Na terapia, um desenho pode ser visto como uma tela onde a criança manifesta seu mundo interno. É uma forma de expressão tal como uma brincadeira cujo aspecto simbólico pode nos remeter a uma espécie de “sonho acordado” – portanto, um caminho para acessar o seu inconsciente. Katia Wagner Radke, psicanalista da Sociedade Psicanalítica de Porto Alegre (SPPA), afirma que até os 10 ou 11 anos as crianças ainda brincam e desenham no consultório. Depois, geralmente preferem jogos com regras e, a partir dos 13 anos, já na adolescência, passam a optar pela conversa.
— Enquanto os adultos falam, às vezes lembrando de músicas e livros, as crianças falam desenhando, modelando argila, brincando — afirma.
Essa "fala", no entanto, pertence ao campo da metáfora. E não há bula para interpretá-la, já que o mesmo desenho pode ter vários significados dependendo da criança e do momento em que ela se encontra. Onde os adultos enxergam uma casa, a criança pode ver um castelo com princesas e reis.
Um teste bastante aplicado por psicólogos pede que crianças desenhem uma figura humana, uma árvore e uma casa. A criança, diz Katia, acaba colocando o que está se passando com ela. Uma criança com asma, filha de uma mãe superprotetora, poderia, por exemplo, fazer uma casa sem janelas nem portas. Mas uma criança com muito medo de sair de casa, por exemplo, também poderia desenhar isso.
O desenho é um instrumento de expressão individual. Crianças que passaram por eventos traumáticos, como situações de perda e medo, costumam expressá-los em desenhos.
— Lembro de uma criança adotada que desenhava duas cidades, uma estava sempre vazia e a outra tinha gente. Tinha a ver com o fato de nunca ter conhecido a sua origem — conta a psicanalista.
Outra desenhou uma árvore com um ninho vazio. Imaginpu-se que havia ocorrido uma perda e descobri que a mãe havia perdido um bebê naquele período.
Katia ressalta que não cabe aos pais tentarem fazer essas interpretações. Além disso, o conteúdo do desenho, por si só, não dirá muito a eles:
— O desenho de forma isolada pode não dizer muito, mas passa a ser uma referência a partir de um contexto, levando em conta manifestações da criança. Desenhos muito repetidos podem servir como alerta de que algo está acontecendo.
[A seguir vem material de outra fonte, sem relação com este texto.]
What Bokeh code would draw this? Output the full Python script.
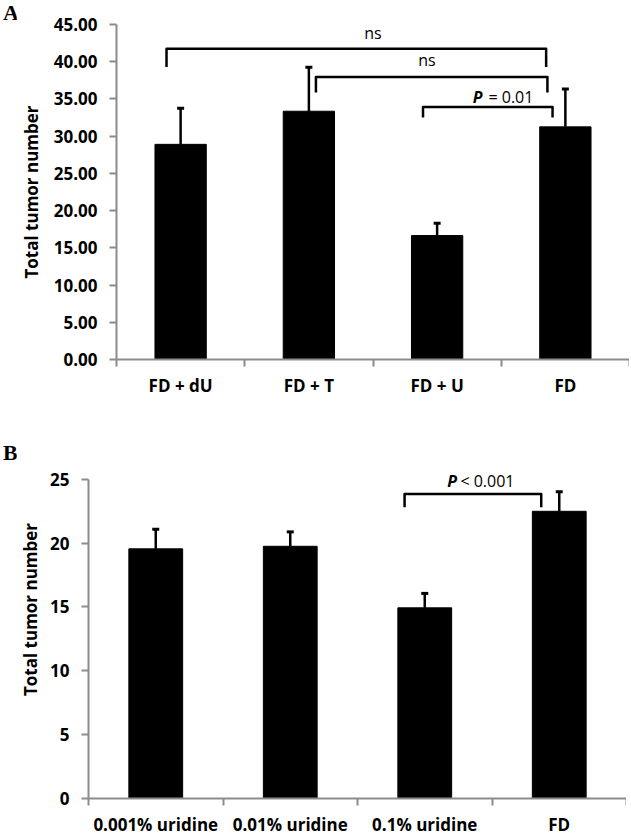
from bokeh.plotting import figure
from bokeh.layouts import row
from bokeh.models import (Range1d, FixedTicker, NumeralTickFormatter, Whisker, TeeHead,
                          ColumnDataSource, Label, Div)
from bokeh.embed import file_html
from bokeh.resources import INLINE

# ---------------- data ----------------
a_categories = ["FD + dU", "FD + T", "FD + U", "FD"]
a_means = [28.9, 33.35, 16.65, 31.25]
a_errors = [4.85, 5.9, 1.65, 5.1]
a_ticks = [0, 5, 10, 15, 20, 25, 30, 35, 40, 45]

b_categories = ["0.001% uridine", "0.01% uridine", "0.1% uridine", "FD"]
b_means = [19.55, 19.75, 14.93, 22.49]
b_errors = [1.53, 1.13, 1.13, 1.54]
b_ticks = [0, 5, 10, 15, 20, 25]

AXIS_GREY = "#8c8c8c"
FONT = "Open Sans"


def make_panel(categories, means, errors, yticks, ymax, yend, width, height,
               border_left, border_top, border_bottom, yfmt, label_standoff):
    n = len(categories)
    centers = [i + 0.5 for i in range(n)]
    uppers = [m + e for m, e in zip(means, errors)]
    src = ColumnDataSource(dict(x=centers, top=means, upper=uppers, cat=categories))

    p = figure(width=width, height=height, output_backend="svg", toolbar_location=None,
               x_range=Range1d(0, n), y_range=Range1d(0, yend),
               min_border_left=border_left, min_border_right=0,
               min_border_top=border_top, min_border_bottom=border_bottom)
    p.outline_line_color = None
    p.grid.visible = False
    p.background_fill_color = "white"
    p.border_fill_color = "white"

    p.vbar(x="x", top="top", width=0.4, bottom=0, source=src,
           fill_color="black", line_color="black")
    w = Whisker(base="x", lower="top", upper="upper", source=src,
                line_color="black", line_width=2.5,
                upper_head=TeeHead(size=7, line_width=3, line_color="black"),
                lower_head=None, level="glyph")
    p.add_layout(w)

    # y axis
    ya = p.yaxis[0]
    ya.bounds = (0, ymax)
    ya.ticker = FixedTicker(ticks=yticks, minor_ticks=[])
    ya.formatter = NumeralTickFormatter(format=yfmt)
    ya.axis_line_color = AXIS_GREY
    ya.axis_line_width = 2
    ya.major_tick_line_color = AXIS_GREY
    ya.major_tick_line_width = 2
    ya.major_tick_in = 0
    ya.major_tick_out = 7
    ya.minor_tick_line_color = None
    ya.major_label_text_font = FONT
    ya.major_label_text_font_style = "bold"
    ya.major_label_text_font_size = "17px"
    ya.major_label_text_color = "black"
    ya.major_label_standoff = 12
    ya.axis_label = "Total tumor number"
    ya.axis_label_text_font = FONT
    ya.axis_label_text_font_style = "bold"
    ya.axis_label_text_font_size = "17px"
    ya.axis_label_text_color = "black"
    ya.axis_label_standoff = label_standoff

    # x axis: labels at category centres, tick marks at category boundaries
    xa = p.xaxis[0]
    xa.ticker = FixedTicker(ticks=centers, minor_ticks=list(range(n + 1)))
    xa.major_label_overrides = {c: cat for c, cat in zip(centers, categories)}
    xa.axis_line_color = AXIS_GREY
    xa.axis_line_width = 2
    xa.major_tick_line_color = None
    xa.major_tick_in = 0
    xa.major_tick_out = 0
    xa.minor_tick_line_color = AXIS_GREY
    xa.minor_tick_line_width = 2
    xa.minor_tick_in = 0
    xa.minor_tick_out = 7
    xa.major_label_text_font = FONT
    xa.major_label_text_font_style = "bold"
    xa.major_label_text_font_size = "17px"
    xa.major_label_text_color = "black"
    xa.major_label_standoff = 7
    return p


def bracket(p, x0, x1, top, leg):
    p.line(x=[x0, x0, x1, x1], y=[leg, top, top, leg], line_color="black",
           line_width=2.5, line_join="round")


def text(p, x, y, s, align="center", style="normal", size="16px"):
    p.add_layout(Label(x=x, y=y, text=s, text_align=align, text_baseline="middle",
                       text_font=FONT, text_font_style=style, text_font_size=size,
                       text_color="black"))


def letter(s, pad_top):
    return Div(text=s, width=16, height=30, margin=0,
               styles={"font-family": "Liberation Serif", "font-weight": "bold",
                       "font-size": "22px", "line-height": "1.2", "color": "black",
                       "padding-left": "3px", "padding-top": f"{pad_top}px"})


# ---------------- panel A ----------------
pa = make_panel(a_categories, a_means, a_errors, a_ticks, 45, 45, 613, 400,
                99, 24, 41, "0.00", 8)
bracket(pa, 0.39, 3.35, 41.75, 39.3)
bracket(pa, 1.555, 3.36, 37.94, 35.85)
bracket(pa, 2.39, 3.40, 33.93, 32.5)
text(pa, 2.0, 43.8, "ns")
text(pa, 2.42, 40.2, "ns")
text(pa, 2.854, 35.2, "P", align="right", style="bold italic")
text(pa, 2.90, 35.2, "= 0.01", align="left")

# ---------------- panel B ----------------
pb = make_panel(b_categories, b_means, b_errors, b_ticks, 25, 29.6, 610, 438,
                72, 20, 39, "0", 5)
bracket(pb, 2.35, 3.366, 23.85, 22.8)
text(pb, 2.74, 24.9, "P", align="right", style="bold italic")
text(pb, 2.765, 24.9, "< 0.001", align="left")

row_a = row(letter("A", 0), pa, spacing=0)
row_b = row(letter("B", 40), pb, spacing=0)
open("out.html", "w").write(file_html([row_a, row_b], INLINE))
O desenho de forma isolada pode não dizer muito, mas passa a ser uma referência a partir de um contexto, levando em conta manifestações da criança. Desenhos muito repetidos podem servir como alerta de que algo está acontecendo.”
KATIA WAGNER RADKE
Psicanalista
O sinal de atenção deve ser ligado quando a criança não brinca nem desenha, ou seja, possui poucas ferramentas de comunicação lúdica.
— Se não desenha, mas brinca bastante, não há problema. Desenhar e brincar são maneiras de expressar a criatividade — diz Katia.
Além de expressar, a arte pode ter uma função elaborativa, ajudando a criança a resolver seus conflitos:
— Uma criança que consegue brincar, desenhar, criar, mostra que tem muito mais recursos simbólicos, capacidades, potencialidades do que uma criança que tem inibição para o brinquedo, para a atividade lúdica e criativa, para expressar-se. Uma criança que não brinca é como um adulto que não trabalha. Ficam impedidos de usar seus potenciais.